Third, the book lacks substance in the sense of effective examples. A simple illustration: $100M can buy a Navy ship of war or an Army brigade with tanks and artillery (two forms of hard power) or it can buy 1,000 diplomats or 10,000 Peace Corps volunteers or a water desalination plant capable of distilling 100M cubic meters of fresh water a year (three forms of soft power), or it can buy one day of war over water (the typical failure cost of hard power).

The book has exactly one paragraph on corporate misbehavior, which as William Greider has documented in “The Soul of Capitalism: Opening Paths to a Moral Economy”, is the most evil and destructive form of “soft power.” This is a severe oversight.

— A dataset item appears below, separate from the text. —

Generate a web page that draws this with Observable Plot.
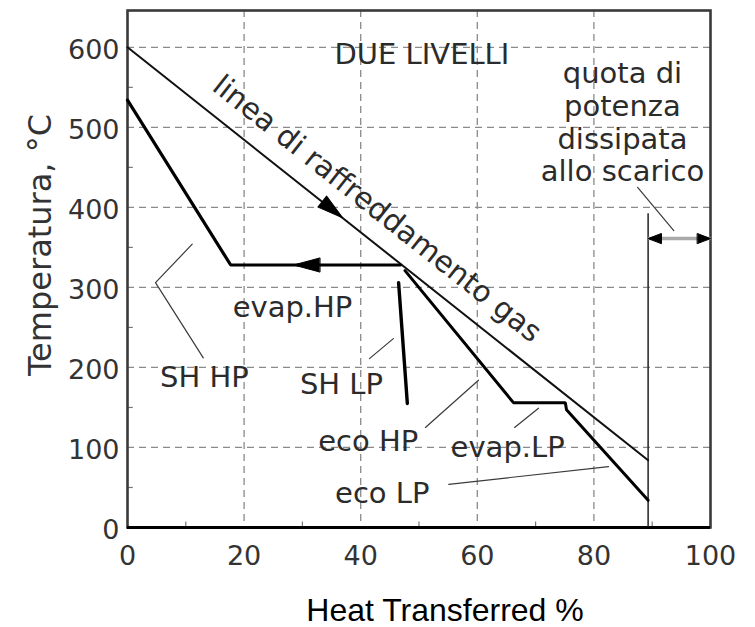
<!DOCTYPE html>
<html><head><meta charset="utf-8">
<script src="https://cdn.jsdelivr.net/npm/d3@7"></script>
<script src="https://cdn.jsdelivr.net/npm/@observablehq/plot@0.6"></script>
<style>
body{margin:0;background:#fff}
#chart svg{display:block}
#xtitle{font-family:"Liberation Sans",Arial,sans-serif;font-size:32px;line-height:33px;height:33px;margin:0;padding-left:135px;text-align:center;color:#000;white-space:nowrap;width:620px}
</style>
</head><body><div id="chart"></div><div id="xtitle"></div>
<script>
// ---- data ----
const xTicks = [0, 20, 40, 60, 80, 100];
const yTicks = [0, 100, 200, 300, 400, 500, 600];
const xGrid = [20, 40, 60, 80];
const yGrid = [100, 200, 300, 400, 500, 600];
const xMinor = [10, 30, 50, 70, 90];
const yMinor = [50, 150, 250, 350, 450, 550];

// gas cooling line
const gasX = [0, 89.3];
const gasT = [600, 84];
// HP steam: SH HP + evap HP
const hpX = [0, 17.7, 46.8];
const hpT = [534, 328, 328];
// eco HP, evap LP, eco LP
const lpX = [47.6, 66.2, 75.1, 75.3, 89.3];
const lpT = [321, 156, 156, 147, 34];
// SH LP
const shLpX = [46.5, 48];
const shLpT = [306, 155];
// exhaust boundary
const exhaustX = 89.3;
const exhaustTopT = 392;
const dimT = 361;

// leader lines (polylines)
const leaders = [
  {id: "SH HP", pts: [[11.1, 354], [4.8, 306], [13.0, 212]]},
  {id: "SH LP", pts: [[41.5, 211], [45.6, 236]]},
  {id: "eco HP", pts: [[51.1, 125], [60.2, 184]]},
  {id: "evap LP", pts: [[66.4, 125], [70.5, 149]]},
  {id: "eco LP", pts: [[55.1, 54], [82.5, 76]]},
  {id: "quota", pts: [[87.5, 425], [93.7, 371]]}
];

// labels
const labels = [
  {text: "DUE LIVELLI", x: 50.5, y: 592},
  {text: "quota di\npotenza\ndissipata\nallo scarico", x: 84.9, y: 507},
  {text: "evap.HP", x: 28.3, y: 276},
  {text: "SH HP", x: 13.2, y: 189},
  {text: "SH LP", x: 36.7, y: 180},
  {text: "eco HP", x: 41.3, y: 109},
  {text: "evap.LP", x: 65.2, y: 101},
  {text: "eco LP", x: 43.7, y: 44}
];
const gasLabel = {text: "linea di raffreddamento gas", x: 42.8, y: 398, angle: 38.4};

// arrowheads on flow lines (tip positions)
const arrows = [
  {x: 36.9, y: 387, dir: 128.4},
  {x: 28.5, y: 328, dir: 270}
];
const dimArrows = [
  {x: exhaustX, y: dimT, dir: 270},
  {x: 100, y: dimT, dir: 90}
];

const xTitle = "Heat Transferred %";
const yTitle = "Temperatura, °C";

// ---- build ----
const pts = (xs, ts) => xs.map((x, i) => ({x, y: ts[i]}));
const leaderRows = leaders.flatMap(l => l.pts.map(([x, y]) => ({id: l.id, x, y})));
const head = (w) => ({draw(ctx, l) { ctx.moveTo(-w, 0); ctx.lineTo(0, -l); ctx.lineTo(w, 0); ctx.closePath(); }});
const font = "DejaVu Sans";

const chart = Plot.plot({
  width: 755,
  height: 594,
  marginLeft: 127,
  marginRight: 45,
  marginTop: 10,
  marginBottom: 67,
  style: {fontFamily: font, background: "#fff"},
  x: {domain: [0, 100]},
  y: {domain: [0, 646]},
  marks: [
    Plot.gridY(yGrid, {stroke: "#8a8a8a", strokeOpacity: 1, strokeWidth: 1.3, strokeDasharray: "7,5"}),
    Plot.gridX(xGrid, {stroke: "#8a8a8a", strokeOpacity: 1, strokeWidth: 1.3, strokeDasharray: "7,5"}),
    Plot.ruleY(yMinor, {x1: () => 0, x2: () => 1, stroke: "#777", strokeWidth: 1.2}),
    Plot.ruleX(xMinor, {y1: () => 0, y2: () => 7, stroke: "#777", strokeWidth: 1.2}),
    Plot.frame({stroke: "#3a3a3a", strokeWidth: 2.6}),
    Plot.ruleY([0], {stroke: "#000", strokeWidth: 3}),
    Plot.axisX({ticks: xTicks, tickSize: 0, tickPadding: 18, fontSize: 27, fill: "#333", label: null}),
    Plot.axisY({ticks: yTicks, tickSize: 0, tickPadding: 8, fontSize: 27, fill: "#333", dy: 3, label: null}),
    // exhaust boundary line + dimension arrow
    Plot.ruleX([exhaustX], {y1: () => 0, y2: () => exhaustTopT, stroke: "#222", strokeWidth: 1.5}),
    Plot.link([0], {x1: () => exhaustX, x2: () => 100, y1: () => dimT, y2: () => dimT, stroke: "#aaa", strokeWidth: 3.5}),
    Plot.vector(dimArrows, {x: "x", y: "y", rotate: "dir", length: 13, anchor: "end", shape: head(5), fill: "#000", stroke: "#000", strokeWidth: 1}),
    // leaders
    Plot.line(leaderRows, {x: "x", y: "y", z: "id", stroke: "#3a3a3a", strokeWidth: 1.2}),
    // gas line
    Plot.line(pts(gasX, gasT), {x: "x", y: "y", stroke: "#111", strokeWidth: 2}),
    // steam lines
    Plot.line(pts(hpX, hpT), {x: "x", y: "y", stroke: "#000", strokeWidth: 3.2, strokeLinejoin: "miter"}),
    Plot.line(pts(lpX, lpT), {x: "x", y: "y", stroke: "#000", strokeWidth: 3, strokeLinejoin: "miter"}),
    Plot.line(pts(shLpX, shLpT), {x: "x", y: "y", stroke: "#000", strokeWidth: 3.4}),
    Plot.vector(arrows, {x: "x", y: "y", rotate: "dir", length: 26, anchor: "end", shape: head(7), fill: "#000", stroke: "#000", strokeWidth: 1}),
    // labels
    Plot.text(labels, {x: "x", y: "y", text: "text", fontSize: 29, fill: "#2b2b2b", lineHeight: 1.13, fontFamily: font}),
    Plot.text([gasLabel], {x: "x", y: "y", text: "text", rotate: "angle", fontSize: 29.5, fill: "#2b2b2b", fontFamily: font}),
    // y axis title
    Plot.text([yTitle], {x: () => -14.9, y: () => 353, text: d => d, rotate: -90, fontSize: 32, fill: "#333", fontFamily: font})
  ]
});
document.getElementById("chart").appendChild(chart);
document.getElementById("xtitle").textContent = xTitle;
</script>
</body></html>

The book neglects foreign aid in a strategic context, and shows no appreciation for open spectrum, open source software, and open source intelligence, the triad of the new global open society. There is no hint of how a Digital Marshall Plan might be the most powerful “soft power” device every conceived.

The book neglects non-governmental organizations, with no mention of the organizations that are giving soft power a whole new dimension today (the European Centre for Conflict Prevention or ECCP, for example) and the book makes no mention of the “good” side of religious activism, the soft power so ably articulated by Dr. Doug Johnson in his two seminal works on faith-based diplomacy and religion as the missing dimension in statecraft.

Finally, while the book makes useful reference to some Pew polls on global attitudes, they struck me more as space fillers than core reference material–four pages where one would do–and do not reflect the more valued-based and multi-dimensional near-real-time direct citizen surveying such as characterizes the next generation of surveying instruments (e.g. Zarca Interactive, whose DC area chief describes it as a tool for real time democracy).

This leads to my last comment: this book, perhaps deliberately so, but I suspect not, is out of touch with mainstream scholarship such as the last 50 books I have reviewed for Amazon. It is one massive “Op-Ed”, and its sources are virtually all “Op-Eds” (a number of them not written by the purported authors), with the result that this book gets an A for a good idea and a C-, at best, for scholarship. One simple example: the sum total of the author's references on “virtual communities”, one of the most important ideas of this century, is one Op-Ed from the Baltimore Sun. There is no mention of the book by the same title written by Howard Rheingold, arguably the most talented chronicler in America if not the world of how this non-state communitas is changing the world.

Joe Nye has my vote as the new voice of reason within the Democratic circles, but he needs to be balanced by the Jonathan Schell, William Greider, Herman Daly, Paul Ray, and other European and Asian scholars. The world has gotten too complicated to be addressed by Op-Eds out of Harvard. It is time we got serious about harnessing the distributed intelligence of the Whole Earth, and we can start right here at Amazon, where most of the books not cited by this book have been reviewed by many people whose views, in the aggregate, are vastly more informed than the views of either the White House or its intelligence purveyors.